Write each line out exactly, leaving none out.
# # # #
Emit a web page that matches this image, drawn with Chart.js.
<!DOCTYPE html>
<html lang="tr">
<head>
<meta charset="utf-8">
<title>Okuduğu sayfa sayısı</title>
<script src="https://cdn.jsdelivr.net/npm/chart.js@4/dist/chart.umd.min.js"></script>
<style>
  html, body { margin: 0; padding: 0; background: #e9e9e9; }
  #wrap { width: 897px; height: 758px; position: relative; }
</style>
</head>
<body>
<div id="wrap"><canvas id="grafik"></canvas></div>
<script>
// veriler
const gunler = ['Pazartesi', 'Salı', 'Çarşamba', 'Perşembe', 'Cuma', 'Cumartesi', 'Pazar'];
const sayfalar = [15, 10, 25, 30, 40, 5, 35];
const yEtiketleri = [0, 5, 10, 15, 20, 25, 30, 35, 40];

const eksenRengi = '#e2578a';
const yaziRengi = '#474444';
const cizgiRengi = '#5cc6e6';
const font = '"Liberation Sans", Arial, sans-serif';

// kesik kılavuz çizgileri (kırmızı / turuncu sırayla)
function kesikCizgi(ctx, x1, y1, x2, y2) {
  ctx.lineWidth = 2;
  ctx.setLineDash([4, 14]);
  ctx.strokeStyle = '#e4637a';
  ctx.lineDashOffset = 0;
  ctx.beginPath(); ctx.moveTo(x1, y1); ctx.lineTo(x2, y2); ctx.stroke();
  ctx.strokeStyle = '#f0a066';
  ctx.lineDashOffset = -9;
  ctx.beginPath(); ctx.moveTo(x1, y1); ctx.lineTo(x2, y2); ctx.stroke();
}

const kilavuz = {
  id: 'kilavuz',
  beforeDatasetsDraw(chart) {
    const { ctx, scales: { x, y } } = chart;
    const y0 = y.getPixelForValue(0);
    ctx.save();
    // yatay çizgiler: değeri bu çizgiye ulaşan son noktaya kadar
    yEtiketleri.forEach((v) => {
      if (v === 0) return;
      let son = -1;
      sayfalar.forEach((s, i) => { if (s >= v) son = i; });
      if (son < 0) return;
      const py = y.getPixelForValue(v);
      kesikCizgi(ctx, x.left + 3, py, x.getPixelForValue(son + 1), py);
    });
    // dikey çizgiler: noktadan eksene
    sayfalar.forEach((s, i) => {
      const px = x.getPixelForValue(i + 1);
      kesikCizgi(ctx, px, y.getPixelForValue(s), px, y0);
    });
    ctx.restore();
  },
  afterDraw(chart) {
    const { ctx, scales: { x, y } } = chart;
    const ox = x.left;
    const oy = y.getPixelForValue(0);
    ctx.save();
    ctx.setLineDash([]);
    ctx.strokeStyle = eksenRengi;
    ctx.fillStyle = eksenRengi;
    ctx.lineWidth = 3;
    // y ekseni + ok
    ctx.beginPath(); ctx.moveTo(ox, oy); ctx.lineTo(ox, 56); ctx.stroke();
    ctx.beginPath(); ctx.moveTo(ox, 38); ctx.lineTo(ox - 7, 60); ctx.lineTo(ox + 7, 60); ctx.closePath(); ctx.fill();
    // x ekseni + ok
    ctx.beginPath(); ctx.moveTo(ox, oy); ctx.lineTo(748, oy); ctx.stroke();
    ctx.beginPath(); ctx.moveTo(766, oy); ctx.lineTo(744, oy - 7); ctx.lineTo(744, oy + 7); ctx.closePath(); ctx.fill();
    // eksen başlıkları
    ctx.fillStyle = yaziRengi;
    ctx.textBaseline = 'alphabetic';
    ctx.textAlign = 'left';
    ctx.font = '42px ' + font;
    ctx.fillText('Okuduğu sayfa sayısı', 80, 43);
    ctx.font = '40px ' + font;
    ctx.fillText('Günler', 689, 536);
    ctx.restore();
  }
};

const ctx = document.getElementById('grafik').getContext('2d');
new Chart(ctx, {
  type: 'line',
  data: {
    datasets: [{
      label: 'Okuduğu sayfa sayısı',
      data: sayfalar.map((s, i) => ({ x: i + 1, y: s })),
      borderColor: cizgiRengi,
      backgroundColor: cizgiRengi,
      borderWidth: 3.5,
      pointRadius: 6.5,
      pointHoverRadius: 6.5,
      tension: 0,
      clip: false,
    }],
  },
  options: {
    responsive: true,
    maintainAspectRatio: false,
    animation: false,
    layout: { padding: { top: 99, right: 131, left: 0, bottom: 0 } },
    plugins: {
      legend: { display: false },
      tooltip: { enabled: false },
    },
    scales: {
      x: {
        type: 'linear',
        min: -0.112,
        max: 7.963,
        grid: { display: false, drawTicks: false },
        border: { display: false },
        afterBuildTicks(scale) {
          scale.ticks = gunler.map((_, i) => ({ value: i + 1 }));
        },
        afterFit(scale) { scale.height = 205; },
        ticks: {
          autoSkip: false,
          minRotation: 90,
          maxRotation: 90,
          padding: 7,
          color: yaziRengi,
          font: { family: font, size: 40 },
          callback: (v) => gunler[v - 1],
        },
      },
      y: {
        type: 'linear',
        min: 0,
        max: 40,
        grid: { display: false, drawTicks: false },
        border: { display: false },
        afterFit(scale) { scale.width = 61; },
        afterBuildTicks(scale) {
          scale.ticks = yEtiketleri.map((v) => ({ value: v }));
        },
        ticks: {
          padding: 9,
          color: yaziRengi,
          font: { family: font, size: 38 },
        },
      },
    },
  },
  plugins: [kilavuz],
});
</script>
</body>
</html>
# # # #
> Solution below
Emit a web page that matches this image, drawn with Chart.js.
<!DOCTYPE html>
<html lang="tr">
<head>
<meta charset="utf-8">
<title>Okuduğu sayfa sayısı</title>
<script src="https://cdn.jsdelivr.net/npm/chart.js@4/dist/chart.umd.min.js"></script>
<style>
  html, body { margin: 0; padding: 0; background: #e9e9e9; }
  #wrap { width: 897px; height: 758px; position: relative; }
</style>
</head>
<body>
<div id="wrap"><canvas id="grafik"></canvas></div>
<script>
// veriler
const gunler = ['Pazartesi', 'Salı', 'Çarşamba', 'Perşembe', 'Cuma', 'Cumartesi', 'Pazar'];
const sayfalar = [15, 10, 25, 30, 40, 5, 35];
const yEtiketleri = [0, 5, 10, 15, 20, 25, 30, 35, 40];

const eksenRengi = '#e2578a';
const yaziRengi = '#474444';
const cizgiRengi = '#5cc6e6';
const font = '"Liberation Sans", Arial, sans-serif';

// kesik kılavuz çizgileri (kırmızı / turuncu sırayla)
function kesikCizgi(ctx, x1, y1, x2, y2) {
  ctx.lineWidth = 2;
  ctx.setLineDash([4, 14]);
  ctx.strokeStyle = '#e4637a';
  ctx.lineDashOffset = 0;
  ctx.beginPath(); ctx.moveTo(x1, y1); ctx.lineTo(x2, y2); ctx.stroke();
  ctx.strokeStyle = '#f0a066';
  ctx.lineDashOffset = -9;
  ctx.beginPath(); ctx.moveTo(x1, y1); ctx.lineTo(x2, y2); ctx.stroke();
}

const kilavuz = {
  id: 'kilavuz',
  beforeDatasetsDraw(chart) {
    const { ctx, scales: { x, y } } = chart;
    const y0 = y.getPixelForValue(0);
    ctx.save();
    // yatay çizgiler: değeri bu çizgiye ulaşan son noktaya kadar
    yEtiketleri.forEach((v) => {
      if (v === 0) return;
      let son = -1;
      sayfalar.forEach((s, i) => { if (s >= v) son = i; });
      if (son < 0) return;
      const py = y.getPixelForValue(v);
      kesikCizgi(ctx, x.left + 3, py, x.getPixelForValue(son + 1), py);
    });
    // dikey çizgiler: noktadan eksene
    sayfalar.forEach((s, i) => {
      const px = x.getPixelForValue(i + 1);
      kesikCizgi(ctx, px, y.getPixelForValue(s), px, y0);
    });
    ctx.restore();
  },
  afterDraw(chart) {
    const { ctx, scales: { x, y } } = chart;
    const ox = x.left;
    const oy = y.getPixelForValue(0);
    ctx.save();
    ctx.setLineDash([]);
    ctx.strokeStyle = eksenRengi;
    ctx.fillStyle = eksenRengi;
    ctx.lineWidth = 3;
    // y ekseni + ok
    ctx.beginPath(); ctx.moveTo(ox, oy); ctx.lineTo(ox, 56); ctx.stroke();
    ctx.beginPath(); ctx.moveTo(ox, 38); ctx.lineTo(ox - 7, 60); ctx.lineTo(ox + 7, 60); ctx.closePath(); ctx.fill();
    // x ekseni + ok
    ctx.beginPath(); ctx.moveTo(ox, oy); ctx.lineTo(748, oy); ctx.stroke();
    ctx.beginPath(); ctx.moveTo(766, oy); ctx.lineTo(744, oy - 7); ctx.lineTo(744, oy + 7); ctx.closePath(); ctx.fill();
    // eksen başlıkları
    ctx.fillStyle = yaziRengi;
    ctx.textBaseline = 'alphabetic';
    ctx.textAlign = 'left';
    ctx.font = '42px ' + font;
    ctx.fillText('Okuduğu sayfa sayısı', 80, 43);
    ctx.font = '40px ' + font;
    ctx.fillText('Günler', 689, 536);
    ctx.restore();
  }
};

const ctx = document.getElementById('grafik').getContext('2d');
new Chart(ctx, {
  type: 'line',
  data: {
    datasets: [{
      label: 'Okuduğu sayfa sayısı',
      data: sayfalar.map((s, i) => ({ x: i + 1, y: s })),
      borderColor: cizgiRengi,
      backgroundColor: cizgiRengi,
      borderWidth: 3.5,
      pointRadius: 6.5,
      pointHoverRadius: 6.5,
      tension: 0,
      clip: false,
    }],
  },
  options: {
    responsive: true,
    maintainAspectRatio: false,
    animation: false,
    layout: { padding: { top: 99, right: 131, left: 0, bottom: 0 } },
    plugins: {
      legend: { display: false },
      tooltip: { enabled: false },
    },
    scales: {
      x: {
        type: 'linear',
        min: -0.112,
        max: 7.963,
        grid: { display: false, drawTicks: false },
        border: { display: false },
        afterBuildTicks(scale) {
          scale.ticks = gunler.map((_, i) => ({ value: i + 1 }));
        },
        afterFit(scale) { scale.height = 205; },
        ticks: {
          autoSkip: false,
          minRotation: 90,
          maxRotation: 90,
          padding: 7,
          color: yaziRengi,
          font: { family: font, size: 40 },
          callback: (v) => gunler[v - 1],
        },
      },
      y: {
        type: 'linear',
        min: 0,
        max: 40,
        grid: { display: false, drawTicks: false },
        border: { display: false },
        afterFit(scale) { scale.width = 61; },
        afterBuildTicks(scale) {
          scale.ticks = yEtiketleri.map((v) => ({ value: v }));
        },
        ticks: {
          padding: 9,
          color: yaziRengi,
          font: { family: font, size: 38 },
        },
      },
    },
  },
  plugins: [kilavuz],
});
</script>
</body>
</html>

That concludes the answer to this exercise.